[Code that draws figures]
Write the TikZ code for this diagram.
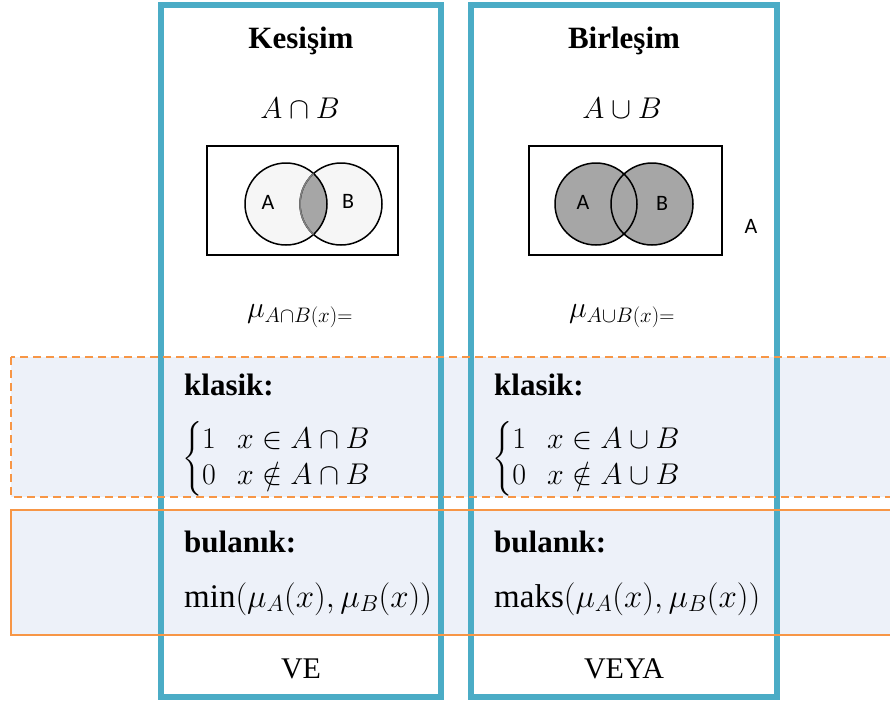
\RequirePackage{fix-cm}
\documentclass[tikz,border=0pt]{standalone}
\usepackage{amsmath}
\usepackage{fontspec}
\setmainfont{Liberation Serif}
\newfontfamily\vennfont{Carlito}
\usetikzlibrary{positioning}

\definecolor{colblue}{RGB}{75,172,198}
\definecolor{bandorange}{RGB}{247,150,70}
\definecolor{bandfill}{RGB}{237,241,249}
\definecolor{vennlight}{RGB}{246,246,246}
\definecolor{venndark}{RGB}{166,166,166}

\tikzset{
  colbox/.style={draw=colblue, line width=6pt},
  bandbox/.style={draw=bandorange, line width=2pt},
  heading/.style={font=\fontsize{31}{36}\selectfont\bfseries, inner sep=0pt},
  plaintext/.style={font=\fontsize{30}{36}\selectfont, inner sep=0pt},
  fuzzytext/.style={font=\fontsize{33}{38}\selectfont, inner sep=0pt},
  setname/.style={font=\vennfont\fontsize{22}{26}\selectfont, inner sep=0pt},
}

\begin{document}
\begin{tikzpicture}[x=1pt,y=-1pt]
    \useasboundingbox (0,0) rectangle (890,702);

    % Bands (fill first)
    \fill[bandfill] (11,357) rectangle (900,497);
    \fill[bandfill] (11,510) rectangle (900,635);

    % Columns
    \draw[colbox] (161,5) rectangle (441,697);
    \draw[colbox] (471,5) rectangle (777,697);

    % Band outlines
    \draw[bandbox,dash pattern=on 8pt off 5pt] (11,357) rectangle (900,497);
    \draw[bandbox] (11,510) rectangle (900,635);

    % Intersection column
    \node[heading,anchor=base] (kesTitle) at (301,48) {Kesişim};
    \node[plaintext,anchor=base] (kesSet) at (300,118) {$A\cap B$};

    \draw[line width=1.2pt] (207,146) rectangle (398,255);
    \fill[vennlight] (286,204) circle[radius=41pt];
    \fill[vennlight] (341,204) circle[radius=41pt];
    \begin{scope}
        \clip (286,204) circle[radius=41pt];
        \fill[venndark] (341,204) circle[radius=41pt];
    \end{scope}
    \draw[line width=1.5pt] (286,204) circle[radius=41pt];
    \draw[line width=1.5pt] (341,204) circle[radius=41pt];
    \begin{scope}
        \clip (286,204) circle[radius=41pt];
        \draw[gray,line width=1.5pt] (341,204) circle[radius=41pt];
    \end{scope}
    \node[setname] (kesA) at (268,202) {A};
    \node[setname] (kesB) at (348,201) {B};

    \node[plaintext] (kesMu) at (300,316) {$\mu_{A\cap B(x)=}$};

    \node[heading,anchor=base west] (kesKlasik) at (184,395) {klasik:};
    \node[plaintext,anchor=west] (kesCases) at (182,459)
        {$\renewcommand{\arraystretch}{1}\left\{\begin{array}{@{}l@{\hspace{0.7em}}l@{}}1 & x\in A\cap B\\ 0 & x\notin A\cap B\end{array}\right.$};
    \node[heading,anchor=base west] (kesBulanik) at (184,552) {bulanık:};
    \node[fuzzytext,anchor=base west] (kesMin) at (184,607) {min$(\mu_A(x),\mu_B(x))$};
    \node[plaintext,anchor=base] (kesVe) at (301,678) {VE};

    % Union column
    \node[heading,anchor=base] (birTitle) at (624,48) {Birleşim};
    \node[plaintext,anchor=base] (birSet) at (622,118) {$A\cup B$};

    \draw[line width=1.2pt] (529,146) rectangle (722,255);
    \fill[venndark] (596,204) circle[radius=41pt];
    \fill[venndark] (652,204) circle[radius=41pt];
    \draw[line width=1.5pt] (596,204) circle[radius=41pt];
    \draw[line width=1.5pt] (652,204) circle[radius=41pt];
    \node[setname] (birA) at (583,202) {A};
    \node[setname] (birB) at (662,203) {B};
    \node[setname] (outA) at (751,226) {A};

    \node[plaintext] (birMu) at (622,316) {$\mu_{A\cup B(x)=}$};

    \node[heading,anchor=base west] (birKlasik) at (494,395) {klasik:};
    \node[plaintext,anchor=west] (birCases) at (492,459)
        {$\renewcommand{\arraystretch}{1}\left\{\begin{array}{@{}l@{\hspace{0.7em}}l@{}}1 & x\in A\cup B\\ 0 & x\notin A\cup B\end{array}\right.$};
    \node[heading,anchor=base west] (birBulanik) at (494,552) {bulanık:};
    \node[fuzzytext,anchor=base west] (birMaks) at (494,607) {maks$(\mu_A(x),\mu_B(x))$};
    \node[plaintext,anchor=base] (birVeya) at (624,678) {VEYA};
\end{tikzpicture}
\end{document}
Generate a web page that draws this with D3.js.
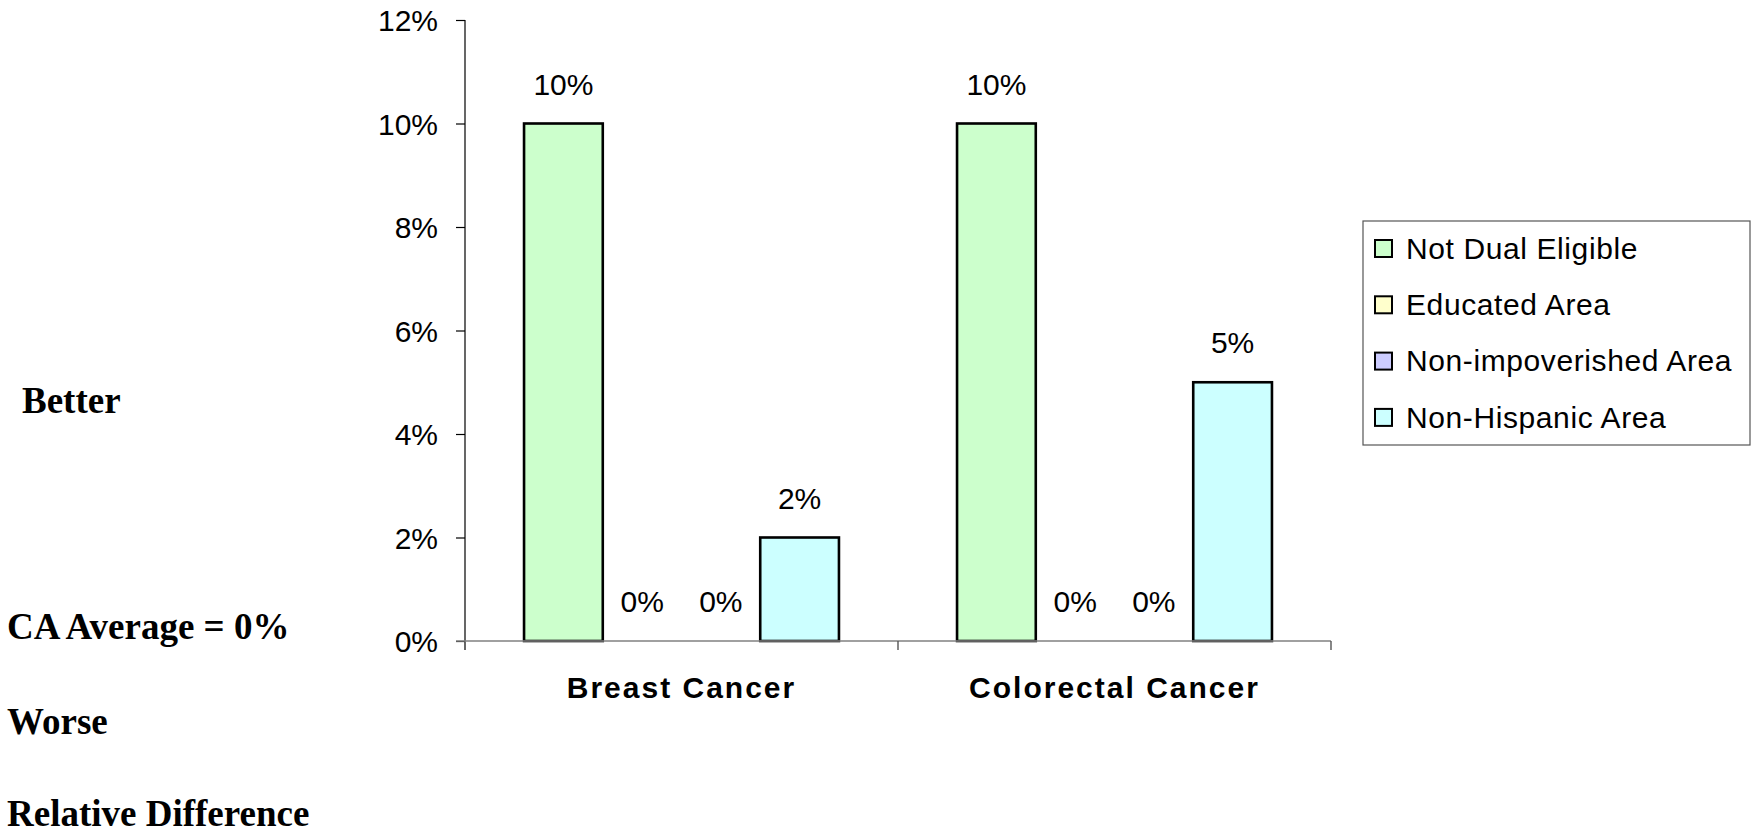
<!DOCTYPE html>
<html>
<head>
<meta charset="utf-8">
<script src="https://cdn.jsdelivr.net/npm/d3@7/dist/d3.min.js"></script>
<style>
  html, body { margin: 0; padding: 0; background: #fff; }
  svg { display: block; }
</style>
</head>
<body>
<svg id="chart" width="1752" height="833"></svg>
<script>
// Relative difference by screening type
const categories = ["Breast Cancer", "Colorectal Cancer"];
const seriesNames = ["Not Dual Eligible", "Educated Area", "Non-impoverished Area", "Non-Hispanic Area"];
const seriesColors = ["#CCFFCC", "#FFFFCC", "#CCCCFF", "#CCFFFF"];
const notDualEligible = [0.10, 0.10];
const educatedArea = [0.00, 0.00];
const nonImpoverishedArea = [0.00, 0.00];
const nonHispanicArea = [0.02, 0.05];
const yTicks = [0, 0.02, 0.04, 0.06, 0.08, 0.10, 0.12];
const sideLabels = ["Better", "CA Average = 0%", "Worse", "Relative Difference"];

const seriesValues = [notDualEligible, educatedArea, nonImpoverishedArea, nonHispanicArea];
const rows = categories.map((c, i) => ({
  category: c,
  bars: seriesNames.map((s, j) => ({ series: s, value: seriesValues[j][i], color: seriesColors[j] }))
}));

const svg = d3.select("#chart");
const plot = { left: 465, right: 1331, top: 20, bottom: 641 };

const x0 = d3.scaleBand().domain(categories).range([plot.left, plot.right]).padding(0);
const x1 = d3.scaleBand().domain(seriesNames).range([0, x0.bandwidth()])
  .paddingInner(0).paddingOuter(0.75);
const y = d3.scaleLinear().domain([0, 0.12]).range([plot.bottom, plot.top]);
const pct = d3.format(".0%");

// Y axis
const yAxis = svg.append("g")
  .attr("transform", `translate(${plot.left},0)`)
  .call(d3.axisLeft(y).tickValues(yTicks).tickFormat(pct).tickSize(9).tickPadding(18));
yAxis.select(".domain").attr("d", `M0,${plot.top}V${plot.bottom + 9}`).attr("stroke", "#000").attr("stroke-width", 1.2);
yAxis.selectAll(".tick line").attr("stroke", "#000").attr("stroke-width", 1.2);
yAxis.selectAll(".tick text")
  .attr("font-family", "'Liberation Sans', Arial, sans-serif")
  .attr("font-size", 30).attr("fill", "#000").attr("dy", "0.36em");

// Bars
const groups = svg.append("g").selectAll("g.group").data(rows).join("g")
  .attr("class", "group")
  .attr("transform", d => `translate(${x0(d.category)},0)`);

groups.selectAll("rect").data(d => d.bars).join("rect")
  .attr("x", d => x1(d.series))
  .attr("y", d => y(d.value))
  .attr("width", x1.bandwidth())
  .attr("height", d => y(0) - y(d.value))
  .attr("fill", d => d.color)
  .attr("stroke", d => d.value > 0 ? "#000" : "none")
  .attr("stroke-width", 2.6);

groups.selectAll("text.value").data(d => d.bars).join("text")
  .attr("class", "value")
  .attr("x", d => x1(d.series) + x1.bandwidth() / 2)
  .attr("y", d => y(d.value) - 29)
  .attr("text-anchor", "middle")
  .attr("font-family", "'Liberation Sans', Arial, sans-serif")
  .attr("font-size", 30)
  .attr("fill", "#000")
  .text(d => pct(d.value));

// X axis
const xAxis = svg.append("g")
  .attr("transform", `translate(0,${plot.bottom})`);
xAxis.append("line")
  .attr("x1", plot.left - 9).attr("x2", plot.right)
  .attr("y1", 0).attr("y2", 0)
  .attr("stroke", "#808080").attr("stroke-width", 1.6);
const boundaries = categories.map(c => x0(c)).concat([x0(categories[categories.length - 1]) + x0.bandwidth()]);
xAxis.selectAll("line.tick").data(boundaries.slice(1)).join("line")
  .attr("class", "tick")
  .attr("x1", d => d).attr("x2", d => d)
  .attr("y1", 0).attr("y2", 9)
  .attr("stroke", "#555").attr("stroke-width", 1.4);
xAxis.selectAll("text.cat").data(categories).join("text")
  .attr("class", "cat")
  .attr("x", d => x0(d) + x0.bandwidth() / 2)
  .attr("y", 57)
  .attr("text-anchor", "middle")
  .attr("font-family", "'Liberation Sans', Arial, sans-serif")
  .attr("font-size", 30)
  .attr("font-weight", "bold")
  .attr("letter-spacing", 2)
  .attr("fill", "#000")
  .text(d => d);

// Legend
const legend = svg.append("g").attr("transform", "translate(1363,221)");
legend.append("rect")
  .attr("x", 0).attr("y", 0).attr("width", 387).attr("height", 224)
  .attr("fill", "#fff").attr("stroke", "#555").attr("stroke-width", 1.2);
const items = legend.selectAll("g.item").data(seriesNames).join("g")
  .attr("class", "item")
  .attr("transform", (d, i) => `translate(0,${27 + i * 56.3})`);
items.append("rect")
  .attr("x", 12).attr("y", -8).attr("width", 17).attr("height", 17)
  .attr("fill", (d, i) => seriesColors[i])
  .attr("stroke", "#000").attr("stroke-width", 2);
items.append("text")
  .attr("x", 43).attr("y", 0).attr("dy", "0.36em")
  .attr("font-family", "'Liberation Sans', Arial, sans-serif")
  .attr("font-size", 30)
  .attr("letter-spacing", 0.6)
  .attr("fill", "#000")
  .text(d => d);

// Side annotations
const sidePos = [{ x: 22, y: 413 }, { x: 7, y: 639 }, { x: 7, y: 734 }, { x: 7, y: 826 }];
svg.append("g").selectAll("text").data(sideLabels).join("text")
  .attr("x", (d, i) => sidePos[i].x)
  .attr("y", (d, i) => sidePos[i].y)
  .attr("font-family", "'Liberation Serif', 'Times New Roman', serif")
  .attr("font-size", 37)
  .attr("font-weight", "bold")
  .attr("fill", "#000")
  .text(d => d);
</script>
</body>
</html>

## What you are asked to do
Identify which lines contain the word "this" and copy each one.

## Result of the task
Write the TikZ code for this diagram.
Generate a web page that draws this with D3.js.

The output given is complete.